For the 2015-16 school year, the support jumps to $9.82 million with 10 additional hires, and a year later, the spending rises to $10.82 million, with another 10 hires for a three-year total of 95.
All the new funds come through the state’s Local Control Funding Formula (LCFF).
“We’re really excited about the expansion of our foster youth program because this is the first time our school district will be able to really provide the service that our foster youth need,” Erika Torres, LA Unified’s coordinator of pupil services, told LA School Report.
The new social workers will be placed at school sites with the highest concentration of foster youth and at 17 education support centers across the district to focus on providing intensive services and comprehensive support for the students and their families.
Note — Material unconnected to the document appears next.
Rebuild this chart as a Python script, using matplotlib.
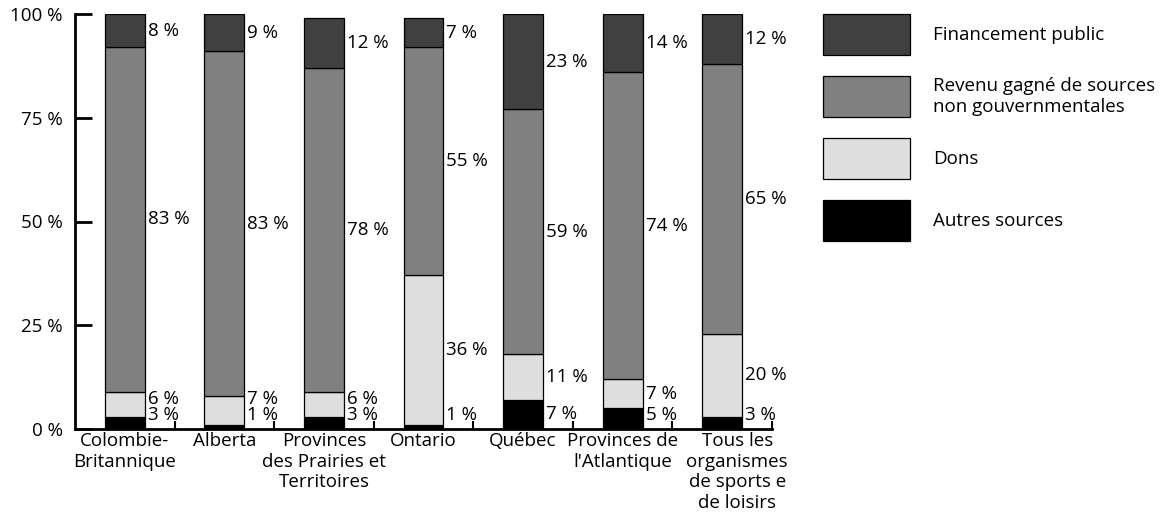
import matplotlib.pyplot as plt
from matplotlib.patches import Rectangle
from matplotlib.transforms import ScaledTranslation
import numpy as np

plt.rcParams['font.family'] = ['Open Sans', 'DejaVu Sans']

categories = ["Colombie-\nBritannique", "Alberta", "Provinces\ndes Prairies et\nTerritoires",
              "Ontario", "Québec", "Provinces de\nl'Atlantique",
              "Tous les\norganismes\nde sports e\nde loisirs"]

# bottom to top
autres = [3, 1, 3, 1, 7, 5, 3]
dons = [6, 7, 6, 36, 11, 7, 20]
revenu = [83, 83, 78, 55, 59, 74, 65]
public = [8, 9, 12, 7, 23, 14, 12]

series = [autres, dons, revenu, public]
colours = ['#000000', '#dedede', '#808080', '#404040']
legend_names = ["Financement public", "Revenu gagné de sources\nnon gouvernmentales",
                "Dons", "Autres sources"]
legend_colours = ['#404040', '#808080', '#dedede', '#000000']

FS = 13.5
W, H = 1162, 518
fig = plt.figure(figsize=(W / 100, H / 100), dpi=100)
ax = fig.add_axes([75 / W, (H - 429) / H, 697 / W, 415 / H])

x = np.arange(len(categories))
bw = 0.40
bottom = np.zeros(len(categories))
for vals, col in zip(series, colours):
    ax.bar(x, vals, bw, bottom=bottom, color=col, edgecolor='black', linewidth=0.9, zorder=2)
    bottom += np.array(vals)

# value labels right of each bar
for i in range(len(categories)):
    base = 0
    prev = None
    for vals in series:
        v = vals[i]
        y = base + v / 2
        if prev is None:
            y = max(y, 3.4)
        else:
            y = max(y, prev + 3.8)
        ax.text(x[i] + bw / 2 + 0.03, y, "%d %%" % v, ha='left', va='center', fontsize=FS)
        prev = y
        base += v

ax.set_xlim(-0.5, len(categories) - 0.5)
ax.set_ylim(0, 100)
ax.set_yticks([0, 25, 50, 75, 100])
ax.set_yticklabels(["0 %", "25 %", "50 %", "75 %", "100 %"])
ax.set_xticks(x)
ax.set_xticklabels(categories, fontsize=FS, linespacing=1.2)
ax.set_xticks(x + 0.5, minor=True)
for s in ['top', 'right']:
    ax.spines[s].set_visible(False)
ax.spines['left'].set_linewidth(2)
ax.spines['bottom'].set_linewidth(2)
ax.tick_params(axis='y', direction='in', length=12, width=2, labelsize=FS, pad=9)
ax.tick_params(axis='x', which='major', length=0, pad=2)
ax.tick_params(axis='x', which='minor', direction='in', length=6, width=1.5)

# the last label sits a little to the right in the original
last = ax.get_xticklabels()[-1]
last.set_transform(last.get_transform() + ScaledTranslation(0.15, 0, fig.dpi_scale_trans))

# legend
lax = fig.add_axes([0, 0, 1, 1])
lax.set_xlim(0, W)
lax.set_ylim(H, 0)
lax.axis('off')
for k, (name, col) in enumerate(zip(legend_names, legend_colours)):
    top = 14 + k * 62
    lax.add_patch(Rectangle((823, top), 87, 41, facecolor=col, edgecolor='black', linewidth=0.9))
    lax.text(933, top + 20.5, name, ha='left', va='center', fontsize=FS, linespacing=1.15)

fig.savefig('out.png', dpi=100)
The goals are to reduce dropout rates and connect the students with services available to them throughout the county.
Torres says the expanded program will make sure that every student has an individualized academic plan and a psychological, social and academic assessment provided by a pupil services attendance counselor, who will act as a liaison between LA Unified and the county’s Department of Children and Family Services.
The assessment will help determine if a student needs mental or physical health services, tutoring, mentoring, among other services, and counselors will make sure the student can access that resource.
Patricia Armani, LA County’s Department of Children and Family Services administrator, whose agency has teamed with LAUSD to help implement the expansion, said a majority of foster children suffer from mental trauma, caused by neglect and abuse at their home. Some children, she said, move in and out of several foster homes and schools in one year, adding to their trauma.
Armani said children placed with new foster parents and a new school often struggle with issues such as living with strangers, fitting in, making new friends and concentrating on new school work.
But Armani said she believes the new added funding will have a huge impact by providing dedicated, committed adults at schools who will act as mentors, offering guidance and support and helping the students stay focused at school and connected to services.
“You have someone now paying attention to these kids and holding them accountable,” she said, adding that each counselor will be responsible for 100 foster youth.
Depending on each case, mental and other services will be provided by the county, leaving LAUSD services available for other students.
“I can’t tell you how encouraged I am by LAUSD’s commitment to our kids,” Armani said.
LAUSD and the county also intend to share data and information about foster youth, including previous schools attended, to ensure that schools have all the necessary background information on the foster youth, including their transcripts, to help them stay on track to graduate.
“Our ultimate goal is to help our students be successful in school,” Torres said.
Torres said the district hopes the program’s long term impact will be improved attendance records and graduation rates to put foster youth on a path to college.